The fragmentation produced among those same transformative forces is its great defeat

Since no party on the Left has been able to become a majority option, the only choice to promote political change is by forming government coalitions. This raises an essential question: is it feasible today to set up a cooperative framework of the different progressive worlds? The current political fragmentation and the different actors’ programmatic ambiguities make this scenario unlikely. Several critical leaders – from the Broad Front, for example– are unwilling to participate in a coalition with the more moderate sectors of the Left and political centre. At the same time, several PDC leaders argue that they would not form again an alliance with the PC. The trends currently predominating are for each party to seek its "own way", increase its vote flow and access power in the future.

To this should be added a framework of decreasing voter turnout due to the introduction of the voluntary vote. With less than 50% turnout rates, the parties have defined very limited electoral niches, where the lower socio-economic sectors no longer participate. Representative institutions are losing their value and streets– the stage for protests– are becoming the most effective mechanism to obtain social benefits. This political logic deepens inequalities to the extent that the groups which are capable of organizing can influence the political process more effectively than others. The poor, the indigenous peoples, the immigrants, the children and the old become sectors excluded from society and lacking political representation. 

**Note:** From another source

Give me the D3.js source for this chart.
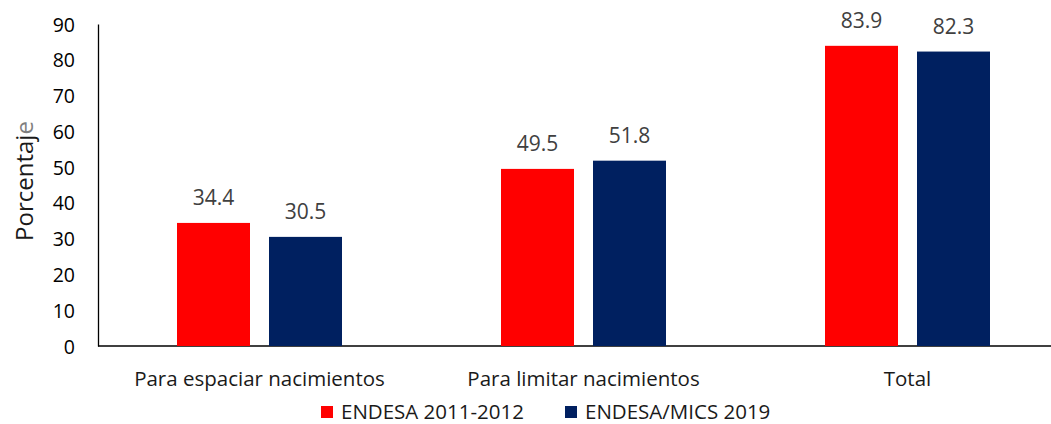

The scenario is not promising for progressivism, for division takes precedence over agreement, and fragmentation over the building of social majorities, and dogmatism over strategic-electoral considerations for accessing power. The need to transform the foundations on which the neoliberal model was founded in Chile is the great cultural success of progressivism. The fragmentation produced among those same transformative forces is its great defeat.